In 2021, for example, Miu Miu sent a pair of metallic soccer boot kitten heels down the runway. That same year, Comme Des Garçons partnered with Nike on a reimagination of their 1992 football boot.
Hip hop is one arena in which bootleg culture really shone, with Beyoncé donning a pair of custom sneakers in her 2005 music video for Check On It. In the closing moments of the video, the singer can be seen strutting around in pink sneaker stilettos from streetwear brand Bape.
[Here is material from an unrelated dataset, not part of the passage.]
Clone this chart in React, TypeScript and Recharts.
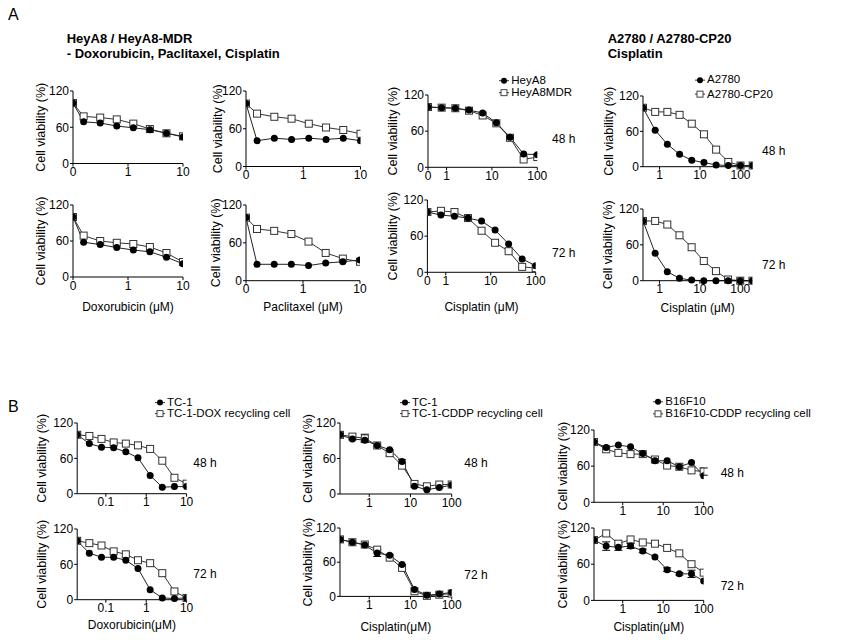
import React from 'react';
import { LineChart, Line, XAxis, YAxis, Legend, ErrorBar } from 'recharts';

const FONT = '"Liberation Sans", Arial, Helvetica, sans-serif';

// ---- doses (µM); 0 = untreated control (drawn at the axis origin) ----
const heyDoxDoses = [0, 0.156, 0.3125, 0.625, 1.25, 2.5, 5, 10];
const heyPtxDoses = [0, 0.156, 0.3125, 0.625, 1.25, 2.5, 5, 10];
const heyCisDoses = [0, 0.78, 1.56, 3.125, 6.25, 12.5, 25, 50, 100];
const a2780Doses = [0, 0.78, 1.56, 3.125, 6.25, 12.5, 25, 50, 100, 200];
const tcDoxDoses = [0, 0.039, 0.078, 0.156, 0.3125, 0.625, 1.25, 2.5, 5, 10];
const cddpDoses = [0, 0.39, 0.78, 1.56, 3.125, 6.25, 12.5, 25, 50, 100];

// ---- series names ----
const heyNames = ['HeyA8', 'HeyA8MDR'];
const a2780Names = ['A2780', 'A2780-CP20'];
const tcDoxNames = ['TC-1', 'TC-1-DOX recycling cell'];
const tcCisNames = ['TC-1', 'TC-1-CDDP recycling cell'];
const b16Names = ['B16F10', 'B16F10-CDDP recycling cell'];

// ---- cell viability (%) ----
const heyA8Dox48 = [100, 69, 67, 62, 59, 56, 50, 44];
const mdrDox48 = [100, 78, 76, 73, 66, 57, 50, 45];
const heyA8Dox72 = [100, 58, 54, 49, 45, 42, 33, 22];
const mdrDox72 = [100, 69, 60, 57, 55, 50, 40, 25];
const heyA8Ptx48 = [100, 41, 45, 43, 45, 43, 45, 41];
const mdrPtx48 = [100, 84, 79, 76, 68, 62, 58, 52];
const heyA8Ptx72 = [100, 26, 26, 26, 24, 28, 30, 33];
const mdrPtx72 = [100, 82, 79, 74, 62, 44, 35, 30];
const heyA8Cis48 = [100, 99, 98, 95, 90, 74, 50, 22, 21];
const mdrCis48 = [100, 99, 98, 94, 86, 73, 49, 13, 17];
const heyA8Cis72 = [100, 95, 93, 90, 85, 70, 47, 22, 11];
const mdrCis72 = [100, 102, 100, 90, 69, 49, 35, 9, 7];
const a2780Cis48 = [100, 62, 38, 21, 11, 7, 3, 2, 2, 2];
const cp20Cis48 = [100, 93, 93, 88, 73, 55, 29, 8, 2, 2];
const a2780Cis72 = [100, 46, 15, 4, 1, 0, 0, 0, 0, 0];
const cp20Cis72 = [100, 100, 94, 76, 56, 33, 16, 2, 0, 0];

const tcDox48 = [100, 85, 79, 78, 71, 61, 31, 11, 12, 12];
const tcDoxR48 = [100, 98, 93, 87, 85, 82, 76, 56, 27, 17];
const tcDox72 = [100, 79, 72, 72, 67, 53, 17, 3, 2, 3];
const tcDoxR72 = [100, 96, 92, 82, 77, 67, 62, 45, 14, 3];
const tcCis48 = [100, 93, 91, 82, 75, 55, 13, 7, 11, 15];
const tcCisR48 = [100, 97, 94, 82, 69, 48, 17, 13, 16, 16];
const tcCis72 = [100, 95, 90, 76, 72, 56, 12, 2, 4, 7];
const tcCisR72 = [100, 95, 91, 82, 68, 50, 9, 1, 3, 5];
const b16Cis48 = [100, 91, 95, 92, 81, 69, 69, 59, 66, 44];
const b16R48 = [100, 88, 82, 80, 80, 71, 61, 59, 53, 51];
const b16Cis72 = [100, 90, 88, 90, 82, 72, 51, 44, 44, 32];
const b16R72 = [100, 111, 94, 101, 96, 94, 87, 78, 60, 46];

// ---- error (SD) ----
const tcCis48Err = [0, 0, 3, 0, 0, 3, 0, 0, 0, 0];
const tcCisR48Err = [0, 0, 7, 0, 0, 0, 0, 0, 0, 0];
const tcCis72Err = [0, 0, 0, 6, 0, 0, 0, 0, 0, 0];
const b16R48Err = [0, 0, 0, 0, 0, 0, 0, 0, 0, 6];
const b16Cis72Err = [0, 7, 5, 4, 3, 0, 3, 2, 6, 0];

// ---- axis ticks ----
const yTicks = [0, 60, 120];
const yDomain = [0, 120];

type Row = { x: number; f: number; o: number; fe: number; oe: number };
function buildRows(doses: number[], origin: number, filled: number[], open: number[], fErr?: number[], oErr?: number[]): Row[] {
  return doses.map((d, i) => ({
    x: d === 0 ? origin : d,
    f: filled[i],
    o: open[i],
    fe: fErr ? fErr[i] : 0,
    oe: oErr ? oErr[i] : 0,
  }));
}

const MT = 16;
const MR = 14;

const OpenSquare = (props: any) => {
  const { cx, cy, index } = props;
  if (cx == null || cy == null) return <g key={`s${index}`} />;
  return <rect key={`s${index}`} x={cx - 3.5} y={cy - 3.5} width={7} height={7} fill="#fff" stroke="#333" strokeWidth={1} />;
};

const LegendContent = (props: any) => {
  const { payload, rowH } = props;
  const items = [...(payload || [])].sort(
    (a: any, b: any) => (a.type === 'circle' ? 0 : 1) - (b.type === 'circle' ? 0 : 1)
  );
  return (
    <div style={{ fontFamily: FONT, fontSize: 11.5, color: '#000', lineHeight: 1 }}>
      {items.map((it: any) => (
        <div key={it.value} style={{ display: 'flex', alignItems: 'center', height: rowH, whiteSpace: 'nowrap' }}>
          <svg width={11} height={rowH} style={{ display: 'block', flex: 'none' }}>
            <line x1={0} x2={10} y1={rowH / 2} y2={rowH / 2} stroke="#333" strokeWidth={1} />
            {it.type === 'circle' ? (
              <circle cx={5} cy={rowH / 2} r={3} fill="#000" />
            ) : (
              <rect x={2} y={rowH / 2 - 3} width={6} height={6} fill="#fff" stroke="#444" strokeWidth={1} />
            )}
          </svg>
          <span style={{ marginLeft: 1 }}>{it.value}</span>
        </div>
      ))}
    </div>
  );
};

type PanelProps = {
  L: number; R: number; T: number; B: number;
  rows: Row[];
  names: string[];
  origin: number; xMax: number; xTicks: number[]; zeroLabel?: boolean;
  yLabelDist: number;
  xLabel?: string; xLabelDist?: number;
  legend?: { x: number; y: number; rowH: number };
  showFErr?: boolean; showOErr?: boolean;
};

const Panel = (p: PanelProps) => {
  const Wy = 2 * p.yLabelDist;
  const Hx = p.xLabel ? 2 * (p.xLabelDist || 28) : 22;
  const left = p.L - Wy;
  const top = p.T - MT;
  const width = Wy + (p.R - p.L) + MR;
  const height = MT + (p.B - p.T) + Hx;
  const fmt = (v: number) => (p.zeroLabel && v === p.origin ? '0' : String(v));
  const tickStyle = { fontSize: 12, fill: '#000', fontFamily: FONT };
  return (
    <div style={{ position: 'absolute', left, top }}>
      <LineChart width={width} height={height} data={p.rows} margin={{ top: MT, right: MR, bottom: 0, left: 0 }}>
        <XAxis
          dataKey="x"
          type="number"
          scale="log"
          domain={[p.origin, p.xMax]}
          allowDataOverflow
          ticks={p.xTicks}
          interval={0}
          tickFormatter={fmt}
          height={Hx}
          tickSize={3}
          tickMargin={1}
          stroke="#000"
          tick={tickStyle}
          label={p.xLabel ? { value: p.xLabel, position: 'center', fontSize: 12, fill: '#000', fontFamily: FONT } : undefined}
        />
        <YAxis
          type="number"
          domain={yDomain}
          ticks={yTicks}
          interval={0}
          width={Wy}
          tickSize={3}
          tickMargin={1}
          stroke="#000"
          tick={tickStyle}
          label={{ value: 'Cell viability (%)', angle: -90, position: 'center', fontSize: 12.5, fill: '#000', fontFamily: FONT }}
        />
        <Line
          dataKey="o"
          name={p.names[1]}
          legendType="square"
          type="linear"
          stroke="#333"
          strokeWidth={1}
          dot={OpenSquare}
          activeDot={false}
          isAnimationActive={false}
        >
          {p.showOErr ? <ErrorBar dataKey="oe" width={4} stroke="#000" strokeWidth={1} direction="y" /> : null}
        </Line>
        <Line
          dataKey="f"
          name={p.names[0]}
          legendType="circle"
          type="linear"
          stroke="#222"
          strokeWidth={1}
          dot={{ r: 3.5, fill: '#000', stroke: '#000', strokeWidth: 0 }}
          activeDot={false}
          isAnimationActive={false}
        >
          {p.showFErr ? <ErrorBar dataKey="fe" width={4} stroke="#000" strokeWidth={1} direction="y" /> : null}
        </Line>
        {p.legend ? (
          <Legend
            layout="vertical"
            align="center"
            verticalAlign="middle"
            wrapperStyle={{
              left: p.legend.x - 5 - left,
              top: p.legend.y - p.legend.rowH / 2 - top,
              width: 'auto',
              height: 'auto',
            }}
            content={(lp: any) => <LegendContent {...lp} rowH={p.legend!.rowH} />}
          />
        ) : null}
      </LineChart>
    </div>
  );
};

const Txt = ({ x, y, size = 12, bold = false, children }: any) => (
  <div
    style={{
      position: 'absolute',
      left: x,
      top: y,
      transform: 'translateY(-50%)',
      fontFamily: FONT,
      fontSize: size,
      fontWeight: bold ? 'bold' : 'normal',
      lineHeight: 1,
      whiteSpace: 'nowrap',
      color: '#000',
    }}
  >
    {children}
  </div>
);

export default function App() {
  return (
    <div style={{ position: 'absolute', left: 0, top: 0, width: 848, height: 640, background: '#fff', overflow: 'hidden' }}>
      <Txt x={8} y={15} size={16}>A</Txt>
      <Txt x={8} y={407} size={16}>B</Txt>
      <Txt x={66.7} y={38.3} size={13} bold>HeyA8 / HeyA8-MDR</Txt>
      <Txt x={66.7} y={53.3} size={13} bold>- Doxorubicin, Paclitaxel, Cisplatin</Txt>
      <Txt x={607.7} y={38.3} size={13} bold>A2780 / A2780-CP20</Txt>
      <Txt x={607.7} y={53.3} size={13} bold>Cisplatin</Txt>

      {/* Panel A, 48 h */}
      <Panel L={73} R={183} T={91} B={163.5} rows={buildRows(heyDoxDoses, 0.1, heyA8Dox48, mdrDox48)} names={heyNames}
        origin={0.1} xMax={10} xTicks={[0.1, 1, 10]} zeroLabel yLabelDist={32} />
      <Panel L={245.5} R={360} T={90.5} B={166} rows={buildRows(heyPtxDoses, 0.1, heyA8Ptx48, mdrPtx48)} names={heyNames}
        origin={0.1} xMax={10} xTicks={[0.1, 1, 10]} zeroLabel yLabelDist={28.5} />
      <Panel L={427.7} R={537} T={95} B={167.3} rows={buildRows(heyCisDoses, 0.39, heyA8Cis48, mdrCis48)} names={heyNames}
        origin={0.39} xMax={100} xTicks={[0.39, 1, 10, 100]} zeroLabel yLabelDist={35}
        legend={{ x: 504.3, y: 81, rowH: 11.3 }} />
      <Panel L={643} R={752.7} T={96} B={166.7} rows={buildRows(a2780Doses, 0.39, a2780Cis48, cp20Cis48)} names={a2780Names}
        origin={0.39} xMax={200} xTicks={[1, 10, 100]} yLabelDist={34.5}
        legend={{ x: 700, y: 80, rowH: 14.3 }} />

      {/* Panel A, 72 h */}
      <Panel L={73} R={183} T={205} B={277} rows={buildRows(heyDoxDoses, 0.1, heyA8Dox72, mdrDox72)} names={heyNames}
        origin={0.1} xMax={10} xTicks={[0.1, 1, 10]} zeroLabel yLabelDist={32} xLabel="Doxorubicin (μM)" xLabelDist={30} />
      <Panel L={245.5} R={359.5} T={205} B={280.7} rows={buildRows(heyPtxDoses, 0.1, heyA8Ptx72, mdrPtx72)} names={heyNames}
        origin={0.1} xMax={10} xTicks={[0.1, 1, 10]} zeroLabel yLabelDist={30.5} xLabel="Paclitaxel (μM)" xLabelDist={26.3} />
      <Panel L={427.7} R={536} T={200} B={272.3} rows={buildRows(heyCisDoses, 0.39, heyA8Cis72, mdrCis72)} names={heyNames}
        origin={0.39} xMax={100} xTicks={[0.39, 1, 10, 100]} zeroLabel yLabelDist={34.7} xLabel="Cisplatin (μM)" xLabelDist={34.4} />
      <Panel L={643.3} R={752.7} T={209} B={280.7} rows={buildRows(a2780Doses, 0.39, a2780Cis72, cp20Cis72)} names={a2780Names}
        origin={0.39} xMax={200} xTicks={[1, 10, 100]} yLabelDist={35} xLabel="Cisplatin (μM)" xLabelDist={26.6} />

      <Txt x={552} y={139}>48 h</Txt>
      <Txt x={762} y={151}>48 h</Txt>
      <Txt x={552} y={253}>72 h</Txt>
      <Txt x={762} y={265}>72 h</Txt>

      {/* Panel B */}
      <Panel L={77.3} R={186.7} T={423.3} B={494} rows={buildRows(tcDoxDoses, 0.0195, tcDox48, tcDoxR48)} names={tcDoxNames}
        origin={0.0195} xMax={10} xTicks={[0.1, 1, 10]} yLabelDist={35.6}
        legend={{ x: 160, y: 402.3, rowH: 11.2 }} />
      <Panel L={77.3} R={186.7} T={529.3} B={600} rows={buildRows(tcDoxDoses, 0.0195, tcDox72, tcDoxR72)} names={tcDoxNames}
        origin={0.0195} xMax={10} xTicks={[0.1, 1, 10]} yLabelDist={35.6} xLabel="Doxorubicin(μM)" xLabelDist={25} />
      <Panel L={340} R={451.7} T={423.3} B={494.3} rows={buildRows(cddpDoses, 0.195, tcCis48, tcCisR48, tcCis48Err, tcCisR48Err)} names={tcCisNames}
        origin={0.195} xMax={100} xTicks={[1, 10, 100]} yLabelDist={32} showFErr showOErr
        legend={{ x: 405, y: 402.3, rowH: 11.2 }} />
      <Panel L={340} R={451.7} T={528.3} B={596.7} rows={buildRows(cddpDoses, 0.195, tcCis72, tcCisR72, tcCis72Err)} names={tcCisNames}
        origin={0.195} xMax={100} xTicks={[1, 10, 100]} yLabelDist={32} showFErr xLabel="Cisplatin(μM)" xLabelDist={30} />
      <Panel L={594.3} R={704} T={430} B={502.3} rows={buildRows(cddpDoses, 0.195, b16Cis48, b16R48, undefined, b16R48Err)} names={b16Names}
        origin={0.195} xMax={100} xTicks={[1, 10, 100]} yLabelDist={31.5} showOErr
        legend={{ x: 658.3, y: 401.7, rowH: 11.6 }} />
      <Panel L={594.3} R={704} T={528.3} B={600.7} rows={buildRows(cddpDoses, 0.195, b16Cis72, b16R72, b16Cis72Err)} names={b16Names}
        origin={0.195} xMax={100} xTicks={[1, 10, 100]} yLabelDist={31.5} showFErr xLabel="Cisplatin(μM)" xLabelDist={26.6} />

      <Txt x={193.3} y={462.7}>48 h</Txt>
      <Txt x={193.3} y={574.3}>72 h</Txt>
      <Txt x={464.3} y={462.7}>48 h</Txt>
      <Txt x={464.3} y={575}>72 h</Txt>
      <Txt x={720.7} y={473.3}>48 h</Txt>
      <Txt x={720.7} y={586}>72 h</Txt>
    </div>
  );
}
Crafted from hot pink patent leather, the shoes were custom-made by stylist Ty Hunter and thought to be the only heeled “Bapestas” in existence.
As Hunter told Complex in 2019, “I thought those boots were the coolest thing. They were so sexy ... and I took the sneakers to Miss Tina [Beyoncé’s mother] and said, ‘These would be cool if they had a heel,’ and she said, ‘Give it a try.’ This is before the sneaker tennis shoe or the sneaker heel had even hit.”
A repeat offender, Beyoncé donned a pair of sneaker heels once again in her 2011 music video for Love on Top, this time opting for a black Isabel Marant wedge. Fellow performers Nicki Minaj and Jennifer Lopez also brought the wedge to the stage.
As with most trends of yore, the sneaker craze of 2024 looks a little different to how it did in the 2010s. While the sneaker heel was typically styled with skinny jeans or leather pants, loose tanks and scarves, today’s adopters are pairing them with baggier silhouettes or mini skirts, for example.
The next trend to come back through fashion’s ever revolving door? My money’s on Jeffrey Campbell’s ankle-breaking Lita heels, the slightly dressier cousin of the sneaker heel.